There is the normalization of multigenerational living and continuing to live with parents as an adult, which will also put pressure on how many potential strippers are available. Unlike the 90s/early 2000s, families are stronger than they used to be, which means more eyeballs that can potentially monitor your behavior. There has been a huge uptick in the number of posts on stripper boards (especially Reddit) about “how do I get started as a stripper without my parents finding out”—and most likely the vast majority of them realize it’s not realistic to hide their activities if they want to work more than every once in a while. Speaking of hiding activities from parents, while the news article didn’t outright come out and say it, it was heavily implied that one of the women who was the strongest voice with pushing raising the age limit for working at a titty bar to 21 in Texas was somebody whose daughter was a stripper behind her back and died while driving home drunk and underage. Just like it became less acceptable to contract strippers who were 15 starting in…the 90s or 00s? (I have no clue about when that shift would have been, and good luck finding anybody other than an OG old stripper/ex stripper to even admit to that stuff)…limiting the supply even more.

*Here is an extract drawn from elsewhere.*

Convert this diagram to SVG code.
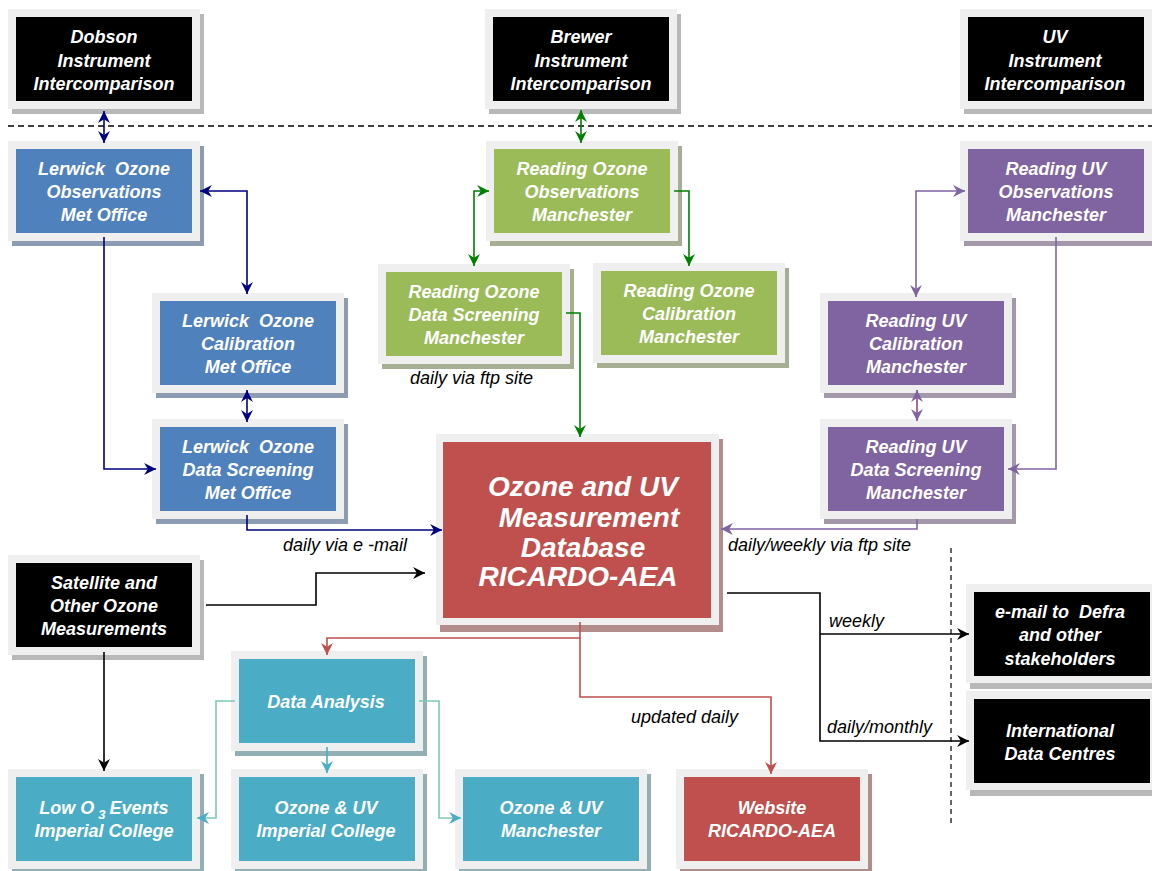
<svg xmlns="http://www.w3.org/2000/svg" width="1152" height="871" viewBox="0 0 1152 871">
<defs>
<style>
.frame{fill:#efefef}
.t{font-family:"Liberation Sans",Arial,sans-serif;font-weight:bold;font-style:italic;font-size:18px;fill:#fff;text-anchor:middle;white-space:pre}
.big{font-size:28px}
.lbl{font-family:"Liberation Sans",Arial,sans-serif;font-style:italic;font-size:18px;fill:#000}
.c{fill:none;stroke-width:1.6}
.navy{stroke:#000080}
.grn{stroke:#008000}
.pur{stroke:#8064a2}
.blk{stroke:#000}
.red{stroke:#c0504d}
.teal{stroke:#4bacc6}
.tl2{stroke:#7fc9b6}
</style>
<marker id="aNavy" viewBox="0 0 12 12" refX="11" refY="6" markerWidth="13" markerHeight="13" markerUnits="userSpaceOnUse" orient="auto-start-reverse"><path d="M0,0.5 L11,6 L0,11.5 L3.5,6 z" fill="#000080"/></marker>
<marker id="aGrn" viewBox="0 0 12 12" refX="11" refY="6" markerWidth="13" markerHeight="13" markerUnits="userSpaceOnUse" orient="auto-start-reverse"><path d="M0,0.5 L11,6 L0,11.5 L3.5,6 z" fill="#008000"/></marker>
<marker id="aPur" viewBox="0 0 12 12" refX="11" refY="6" markerWidth="13" markerHeight="13" markerUnits="userSpaceOnUse" orient="auto-start-reverse"><path d="M0,0.5 L11,6 L0,11.5 L3.5,6 z" fill="#8064a2"/></marker>
<marker id="aBlk" viewBox="0 0 12 12" refX="11" refY="6" markerWidth="13" markerHeight="13" markerUnits="userSpaceOnUse" orient="auto-start-reverse"><path d="M0,0.5 L11,6 L0,11.5 L3.5,6 z" fill="#000"/></marker>
<marker id="aRed" viewBox="0 0 12 12" refX="11" refY="6" markerWidth="13" markerHeight="13" markerUnits="userSpaceOnUse" orient="auto-start-reverse"><path d="M0,0.5 L11,6 L0,11.5 L3.5,6 z" fill="#c0504d"/></marker>
<marker id="aTeal" viewBox="0 0 12 12" refX="11" refY="6" markerWidth="13" markerHeight="13" markerUnits="userSpaceOnUse" orient="auto-start-reverse"><path d="M0,0.5 L11,6 L0,11.5 L3.5,6 z" fill="#4bacc6"/></marker>
</defs>
<rect width="1152" height="871" fill="#fff"/>

<!-- dashed separators -->
<line x1="8" y1="126" x2="1152" y2="126" stroke="#000" stroke-width="1.5" stroke-dasharray="6,4"/>
<line x1="951" y1="548" x2="951" y2="826" stroke="#000" stroke-width="1.2" stroke-dasharray="5,4"/>

<!-- nodes -->
<g id="dobson"><rect x="12" y="14" width="192" height="100" fill="#b8b8b8"/><rect class="frame" x="8" y="9" width="192" height="100"/><rect x="16" y="17" width="176" height="84" fill="#000"/>
<text class="t" x="104" y="43">Dobson</text><text class="t" x="104" y="66.5">Instrument</text><text class="t" x="104" y="90">Intercomparison</text></g>

<g id="brewer"><rect x="489" y="14" width="192" height="100" fill="#b8b8b8"/><rect class="frame" x="485" y="9" width="192" height="100"/><rect x="493" y="17" width="176" height="84" fill="#000"/>
<text class="t" x="581" y="43">Brewer</text><text class="t" x="581" y="66.5">Instrument</text><text class="t" x="581" y="90">Intercomparison</text></g>

<g id="uvinstr"><rect x="964" y="14" width="192" height="100" fill="#b8b8b8"/><rect class="frame" x="960" y="9" width="192" height="100"/><rect x="968" y="17" width="176" height="84" fill="#000"/>
<text class="t" x="1055" y="43">UV</text><text class="t" x="1055" y="66.5">Instrument</text><text class="t" x="1055" y="90">Intercomparison</text></g>

<g id="lerwick-obs"><rect x="12" y="146" width="192" height="100" fill="#8c9cb2"/><rect class="frame" x="8" y="141" width="192" height="100"/><rect x="16" y="149" width="176" height="84" fill="#4f81bd"/>
<text class="t" x="104" y="175" xml:space="preserve">Lerwick  Ozone</text><text class="t" x="104" y="198">Observations</text><text class="t" x="104" y="221">Met Office</text></g>

<g id="lerwick-cal"><rect x="156" y="298" width="192" height="100" fill="#8c9cb2"/><rect class="frame" x="152" y="293" width="192" height="100"/><rect x="160" y="301" width="176" height="84" fill="#4f81bd"/>
<text class="t" x="248" y="327" xml:space="preserve">Lerwick  Ozone</text><text class="t" x="248" y="350">Calibration</text><text class="t" x="248" y="373">Met Office</text></g>

<g id="lerwick-ds"><rect x="156" y="424" width="192" height="100" fill="#8c9cb2"/><rect class="frame" x="152" y="419" width="192" height="100"/><rect x="160" y="427" width="176" height="84" fill="#4f81bd"/>
<text class="t" x="248" y="453" xml:space="preserve">Lerwick  Ozone</text><text class="t" x="248" y="476">Data Screening</text><text class="t" x="248" y="499">Met Office</text></g>

<g id="reading-o3-obs"><rect x="490" y="146" width="192" height="100" fill="#a6ae94"/><rect class="frame" x="486" y="141" width="192" height="100"/><rect x="494" y="149" width="176" height="84" fill="#9bbb59"/>
<text class="t" x="582" y="175">Reading Ozone</text><text class="t" x="582" y="198">Observations</text><text class="t" x="582" y="221">Manchester</text></g>

<g id="reading-o3-ds"><rect x="382" y="269" width="192" height="100" fill="#a6ae94"/><rect class="frame" x="378" y="264" width="192" height="100"/><rect x="386" y="272" width="176" height="84" fill="#9bbb59"/>
<text class="t" x="474" y="298">Reading Ozone</text><text class="t" x="474" y="321">Data Screening</text><text class="t" x="474" y="344">Manchester</text></g>

<g id="reading-o3-cal"><rect x="597" y="268" width="192" height="100" fill="#a6ae94"/><rect class="frame" x="593" y="263" width="192" height="100"/><rect x="601" y="271" width="176" height="84" fill="#9bbb59"/>
<text class="t" x="689" y="297">Reading Ozone</text><text class="t" x="689" y="320">Calibration</text><text class="t" x="689" y="343">Manchester</text></g>

<g id="reading-uv-obs"><rect x="964" y="146" width="192" height="100" fill="#a298aa"/><rect class="frame" x="960" y="141" width="192" height="100"/><rect x="968" y="149" width="176" height="84" fill="#8064a2"/>
<text class="t" x="1056" y="175">Reading UV</text><text class="t" x="1056" y="198">Observations</text><text class="t" x="1056" y="221">Manchester</text></g>

<g id="reading-uv-cal"><rect x="824" y="298" width="192" height="100" fill="#a298aa"/><rect class="frame" x="820" y="293" width="192" height="100"/><rect x="828" y="301" width="176" height="84" fill="#8064a2"/>
<text class="t" x="916" y="327">Reading UV</text><text class="t" x="916" y="350">Calibration</text><text class="t" x="916" y="373">Manchester</text></g>

<g id="reading-uv-ds"><rect x="824" y="424" width="192" height="100" fill="#a298aa"/><rect class="frame" x="820" y="419" width="192" height="100"/><rect x="828" y="427" width="176" height="84" fill="#8064a2"/>
<text class="t" x="916" y="453">Reading UV</text><text class="t" x="916" y="476">Data Screening</text><text class="t" x="916" y="499">Manchester</text></g>

<g id="database"><rect x="440" y="439" width="283" height="193" fill="#b38d8c"/><rect class="frame" x="436" y="434" width="283" height="191"/><rect x="443" y="442" width="268" height="176" fill="#c0504d"/>
<text class="t big" x="583" y="496">Ozone and UV</text><text class="t big" x="589" y="527">Measurement</text><text class="t big" x="583" y="557">Database</text><text class="t big" x="578" y="586">RICARDO-AEA</text></g>

<g id="satellite"><rect x="12" y="560" width="192" height="100" fill="#b8b8b8"/><rect class="frame" x="8" y="555" width="192" height="100"/><rect x="16" y="563" width="176" height="84" fill="#000"/>
<text class="t" x="104" y="589">Satellite and</text><text class="t" x="104" y="612">Other Ozone</text><text class="t" x="104" y="635">Measurements</text></g>

<g id="email"><rect x="970" y="589" width="192" height="100" fill="#b8b8b8"/><rect class="frame" x="966" y="584" width="192" height="99"/><rect x="974" y="592" width="176" height="84" fill="#000"/>
<text class="t" x="1060" y="618" xml:space="preserve">e-mail to  Defra</text><text class="t" x="1060" y="641">and other</text><text class="t" x="1060" y="665">stakeholders</text></g>

<g id="international"><rect x="970" y="696" width="192" height="100" fill="#b8b8b8"/><rect class="frame" x="966" y="691" width="192" height="99"/><rect x="974" y="699" width="176" height="84" fill="#000"/>
<text class="t" x="1060" y="737">International</text><text class="t" x="1060" y="760">Data Centres</text></g>

<g id="data-analysis"><rect x="235" y="656" width="192" height="100" fill="#93afb6"/><rect class="frame" x="231" y="651" width="192" height="100"/><rect x="239" y="659" width="176" height="84" fill="#4bacc6"/>
<text class="t" x="326" y="708">Data Analysis</text></g>

<g id="low-o3"><rect x="12" y="774" width="192" height="100" fill="#93afb6"/><rect class="frame" x="8" y="769" width="192" height="100"/><rect x="16" y="777" width="176" height="84" fill="#4bacc6"/>
<text class="t" x="104" y="814">Low O<tspan font-size="13" dx="4" dy="5">3</tspan><tspan dx="4" dy="-5">Events</tspan></text><text class="t" x="104" y="837">Imperial College</text></g>

<g id="ozone-uv-imperial"><rect x="235" y="774" width="192" height="100" fill="#93afb6"/><rect class="frame" x="231" y="769" width="192" height="100"/><rect x="239" y="777" width="176" height="84" fill="#4bacc6"/>
<text class="t" x="326" y="814">Ozone &amp; UV</text><text class="t" x="326" y="837">Imperial College</text></g>

<g id="ozone-uv-manchester"><rect x="459" y="774" width="192" height="100" fill="#93afb6"/><rect class="frame" x="455" y="769" width="192" height="100"/><rect x="463" y="777" width="176" height="84" fill="#4bacc6"/>
<text class="t" x="551" y="814">Ozone &amp; UV</text><text class="t" x="551" y="837">Manchester</text></g>

<g id="website"><rect x="680" y="774" width="192" height="100" fill="#b38d8c"/><rect class="frame" x="676" y="769" width="192" height="100"/><rect x="684" y="777" width="176" height="84" fill="#c0504d"/>
<text class="t" x="772" y="814">Website</text><text class="t" x="772" y="837">RICARDO-AEA</text></g>

<!-- connectors -->
<g id="connectors">
<path class="c navy" d="M104 111 V143" marker-start="url(#aNavy)" marker-end="url(#aNavy)"/>
<path class="c navy" d="M247 294 V191 H200" marker-start="url(#aNavy)" marker-end="url(#aNavy)"/>
<path class="c navy" d="M104 237 V469 H156" marker-end="url(#aNavy)"/>
<path class="c navy" d="M247 390 V422" marker-start="url(#aNavy)" marker-end="url(#aNavy)"/>
<path class="c navy" d="M247 515 V530 H442" marker-end="url(#aNavy)"/>

<path class="c grn" d="M581 110 V143" marker-start="url(#aGrn)" marker-end="url(#aGrn)"/>
<path class="c grn" d="M489 191 H474 V266" marker-start="url(#aGrn)" marker-end="url(#aGrn)"/>
<path class="c grn" d="M674 191 H689 V266" marker-end="url(#aGrn)"/>
<path class="c grn" d="M566 313 H580 V437" marker-end="url(#aGrn)"/>

<path class="c pur" d="M965 191 H916 V297" marker-start="url(#aPur)" marker-end="url(#aPur)"/>
<path class="c pur" d="M1056 237 V469 H1008" marker-end="url(#aPur)"/>
<path class="c" stroke="#9b3f86" d="M917 390 V421" marker-start="url(#aPur)" marker-end="url(#aPur)"/>
<path class="c pur" d="M917 519 V529 H721" marker-end="url(#aPur)"/>

<path class="c blk" d="M206 605 H316 V573 H425" marker-end="url(#aBlk)"/>
<path class="c blk" d="M104 652 V771" marker-end="url(#aBlk)"/>
<path class="c blk" d="M727 593 H820 V741 H969" marker-end="url(#aBlk)"/>
<path class="c blk" d="M820 634 H969" marker-end="url(#aBlk)"/>

<path class="c red" d="M580 622 V638 H327 V655" marker-end="url(#aRed)"/>
<path class="c red" d="M580 638 V697 H771 V774" marker-end="url(#aRed)"/>

<path class="c tl2" d="M235 701 H216 V818 H197" marker-end="url(#aTeal)"/>
<path class="c teal" d="M327 747 V773" marker-end="url(#aTeal)"/>
<path class="c tl2" d="M419 701 H439 V818 H461" marker-end="url(#aTeal)"/>
</g>

<!-- labels -->
<text class="lbl" x="283" y="551">daily via e -mail</text>
<text class="lbl" x="410" y="384">daily via ftp site</text>
<text class="lbl" x="728" y="551">daily/weekly via ftp site</text>
<text class="lbl" x="631" y="723">updated daily</text>
<text class="lbl" x="829" y="627">weekly</text>
<text class="lbl" x="827" y="733">daily/monthly</text>
</svg>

On the customer end, ever since Covid, there are its own issues that have lots of people wary to go into clubs. And that can depends on either worries about personal finances, health reasons (for either themselves or their loved ones), or just simply fatigue because of increased hostility one could either be perpetuating or receiving (whether due to racism, political views, etc) Add in the rise of work from home and stronger family ties that makes married men (especially with children) less motivated to get out. There was a meme circulating around for a while that said “boomers want us all to return to the office so that they can go back to having affairs”—which is a good summary of a rising attitude that is going to be less likely to be inclined to be a titty bar frequenter.

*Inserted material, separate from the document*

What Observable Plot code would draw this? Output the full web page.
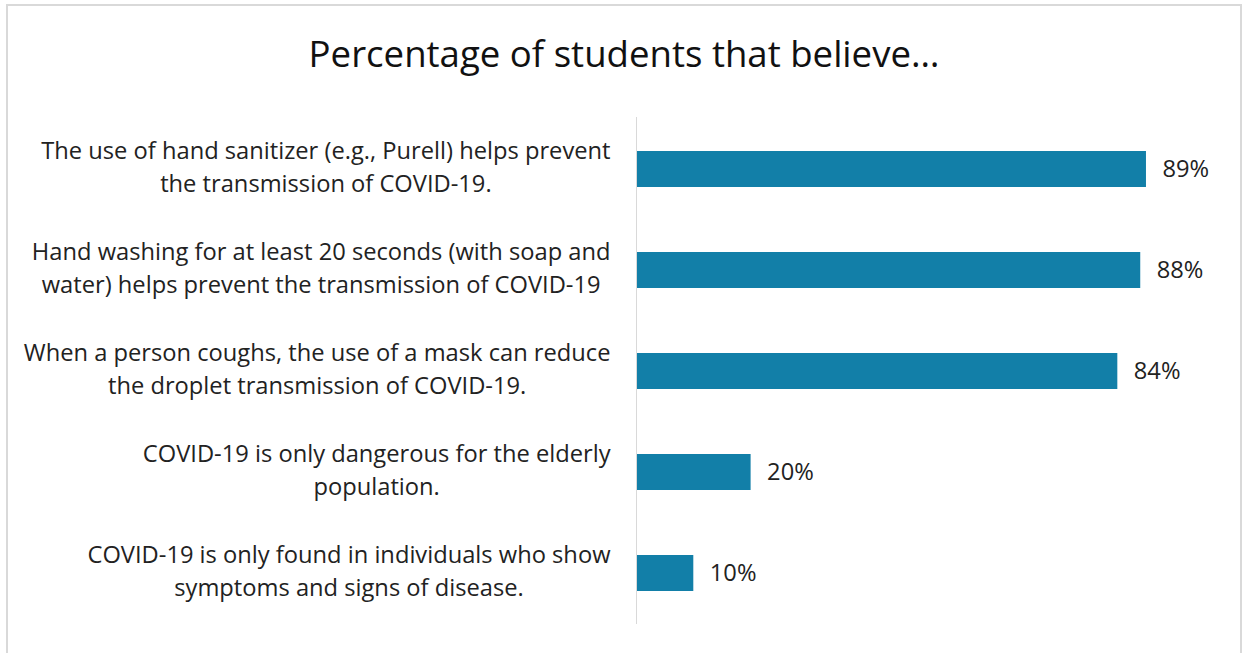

Also, strip club owners/managers are aging and and are either too ignorant, too inflexible, or too burned out to know how to adjust to an emerging group of guys who, statistically, don’t want to drink as much alcohol as the older generation and who will have less tolerance for the attitude of “I-got-mine-fuck-you” that is commonly part of the hustle from club staff, strippers, and fellow club customers that (whether fairly or unfairly) is perceived as not just merely a boomer trait, but a particularly loathsome boomer trait. So lots of younger guys will come in because of curiosity and rap music videos, but ultimately end up turned off and walking away. Also, plenty of strippers are doing things like communicating online with each other online about their clubs, and doing things like advocating unionizing. That’s going to keep contributing to a lot of spiteful owners who would rather let their club burn than give into stripper demands.
And also, just like taxi dance halls, strip clubs also have and will continue to face “death by a thousand cuts” from police raids and local governments that want them shut down.

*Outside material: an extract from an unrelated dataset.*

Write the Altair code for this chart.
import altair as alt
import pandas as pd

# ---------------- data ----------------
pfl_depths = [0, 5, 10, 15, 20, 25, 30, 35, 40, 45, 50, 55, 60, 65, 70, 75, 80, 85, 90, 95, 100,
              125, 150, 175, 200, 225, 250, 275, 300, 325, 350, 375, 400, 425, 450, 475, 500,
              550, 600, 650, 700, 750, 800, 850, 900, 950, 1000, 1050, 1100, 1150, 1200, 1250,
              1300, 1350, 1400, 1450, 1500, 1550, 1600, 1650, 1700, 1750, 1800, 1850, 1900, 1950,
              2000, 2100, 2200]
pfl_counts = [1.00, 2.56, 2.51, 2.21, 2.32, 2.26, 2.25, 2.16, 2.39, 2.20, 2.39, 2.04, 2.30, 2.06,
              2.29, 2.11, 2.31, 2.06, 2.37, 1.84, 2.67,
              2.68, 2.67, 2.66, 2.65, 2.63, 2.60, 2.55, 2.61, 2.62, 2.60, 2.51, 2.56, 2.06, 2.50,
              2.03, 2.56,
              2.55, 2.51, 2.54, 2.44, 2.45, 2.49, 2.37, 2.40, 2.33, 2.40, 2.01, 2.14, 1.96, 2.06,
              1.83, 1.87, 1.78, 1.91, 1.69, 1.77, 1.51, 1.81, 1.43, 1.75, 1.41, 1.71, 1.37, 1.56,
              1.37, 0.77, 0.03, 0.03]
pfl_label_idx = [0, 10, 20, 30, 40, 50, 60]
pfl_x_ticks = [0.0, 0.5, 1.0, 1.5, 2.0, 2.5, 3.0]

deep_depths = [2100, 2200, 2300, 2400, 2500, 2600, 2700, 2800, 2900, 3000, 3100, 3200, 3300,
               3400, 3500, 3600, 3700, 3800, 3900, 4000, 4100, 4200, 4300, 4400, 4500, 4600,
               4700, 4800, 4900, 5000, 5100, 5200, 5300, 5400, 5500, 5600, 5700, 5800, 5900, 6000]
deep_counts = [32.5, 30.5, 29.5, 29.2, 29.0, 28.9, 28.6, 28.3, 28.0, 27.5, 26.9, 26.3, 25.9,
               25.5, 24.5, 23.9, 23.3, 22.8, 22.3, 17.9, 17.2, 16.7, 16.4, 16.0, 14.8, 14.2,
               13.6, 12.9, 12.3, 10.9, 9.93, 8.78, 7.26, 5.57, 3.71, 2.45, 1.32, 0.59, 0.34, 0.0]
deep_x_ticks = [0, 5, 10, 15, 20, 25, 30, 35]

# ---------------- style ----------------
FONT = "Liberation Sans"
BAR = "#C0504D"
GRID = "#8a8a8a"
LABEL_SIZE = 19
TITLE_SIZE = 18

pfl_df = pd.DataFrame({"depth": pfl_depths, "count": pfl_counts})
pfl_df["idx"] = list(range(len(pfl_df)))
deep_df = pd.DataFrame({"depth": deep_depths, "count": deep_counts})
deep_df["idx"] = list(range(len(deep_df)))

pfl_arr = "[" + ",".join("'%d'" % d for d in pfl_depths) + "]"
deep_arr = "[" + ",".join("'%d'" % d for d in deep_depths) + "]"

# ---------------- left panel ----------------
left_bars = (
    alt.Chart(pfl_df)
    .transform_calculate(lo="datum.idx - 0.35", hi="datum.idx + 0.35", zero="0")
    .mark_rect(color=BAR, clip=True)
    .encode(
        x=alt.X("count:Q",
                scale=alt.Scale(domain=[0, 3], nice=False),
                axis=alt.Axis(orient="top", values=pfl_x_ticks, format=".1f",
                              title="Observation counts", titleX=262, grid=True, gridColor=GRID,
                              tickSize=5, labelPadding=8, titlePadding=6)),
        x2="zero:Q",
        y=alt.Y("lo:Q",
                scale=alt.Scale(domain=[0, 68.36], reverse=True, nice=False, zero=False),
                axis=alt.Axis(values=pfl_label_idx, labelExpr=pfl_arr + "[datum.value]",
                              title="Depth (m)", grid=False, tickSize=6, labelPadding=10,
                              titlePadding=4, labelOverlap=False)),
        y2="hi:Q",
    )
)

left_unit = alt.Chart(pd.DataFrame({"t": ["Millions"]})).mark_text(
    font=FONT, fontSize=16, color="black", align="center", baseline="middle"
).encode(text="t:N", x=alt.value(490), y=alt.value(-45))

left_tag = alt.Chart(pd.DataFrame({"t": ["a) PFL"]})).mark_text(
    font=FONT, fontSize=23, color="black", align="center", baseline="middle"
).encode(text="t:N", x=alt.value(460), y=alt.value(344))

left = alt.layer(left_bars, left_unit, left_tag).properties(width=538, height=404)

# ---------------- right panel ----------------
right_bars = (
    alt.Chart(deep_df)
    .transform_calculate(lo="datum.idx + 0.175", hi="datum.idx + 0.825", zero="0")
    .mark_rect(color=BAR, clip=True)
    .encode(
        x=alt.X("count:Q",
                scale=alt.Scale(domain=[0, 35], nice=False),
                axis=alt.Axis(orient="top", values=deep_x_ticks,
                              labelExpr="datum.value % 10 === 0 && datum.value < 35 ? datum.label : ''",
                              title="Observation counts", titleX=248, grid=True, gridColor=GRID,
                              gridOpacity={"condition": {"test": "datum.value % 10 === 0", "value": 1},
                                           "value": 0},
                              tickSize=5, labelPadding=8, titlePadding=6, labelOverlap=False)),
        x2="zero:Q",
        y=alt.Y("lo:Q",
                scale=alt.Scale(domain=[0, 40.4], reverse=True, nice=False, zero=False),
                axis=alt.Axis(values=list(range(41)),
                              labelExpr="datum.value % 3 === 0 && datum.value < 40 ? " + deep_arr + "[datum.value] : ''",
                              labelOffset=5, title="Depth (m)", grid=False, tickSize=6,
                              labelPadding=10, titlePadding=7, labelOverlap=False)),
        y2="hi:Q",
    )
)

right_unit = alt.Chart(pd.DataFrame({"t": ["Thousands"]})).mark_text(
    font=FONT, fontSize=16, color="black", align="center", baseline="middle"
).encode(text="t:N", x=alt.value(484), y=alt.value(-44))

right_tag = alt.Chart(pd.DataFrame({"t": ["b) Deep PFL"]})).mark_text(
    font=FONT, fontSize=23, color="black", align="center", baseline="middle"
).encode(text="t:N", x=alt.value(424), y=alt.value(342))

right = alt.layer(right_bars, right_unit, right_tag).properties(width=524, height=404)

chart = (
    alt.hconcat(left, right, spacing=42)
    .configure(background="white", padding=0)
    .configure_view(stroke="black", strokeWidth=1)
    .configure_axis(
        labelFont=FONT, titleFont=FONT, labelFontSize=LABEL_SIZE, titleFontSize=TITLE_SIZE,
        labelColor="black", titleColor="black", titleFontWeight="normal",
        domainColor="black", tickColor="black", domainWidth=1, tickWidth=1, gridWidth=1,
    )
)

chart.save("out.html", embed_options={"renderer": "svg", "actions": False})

If the parallels between titty bars and taxi dance halls continue, the biggest death knell will be when the economy finally normalizes itself in a way that the vast majority of people consider satisfactory. Just like the end of world war 2 was the biggest death knell for taxi dance halls. Sure a few locations will continue to exist every here and there, but they will be pushed out of the mainstream and an anachronism.
And that will pave the way for a new, whatever becomes more culturally relevant in its time, form of “party” sex work that isn’t just straightforward escorting to take its place.
Unless something is done to address these two factors, this business model will last in perpetuity.
I lived in the bible belt for a few years in the past decade and even there (in a community that espouses traditional conservative Christian values) itc extras were all available to outsiders like me.
I think things like liquor laws, change in LLC owners and local economies failing are more likely to lead to strip clubs closing in podunk cities.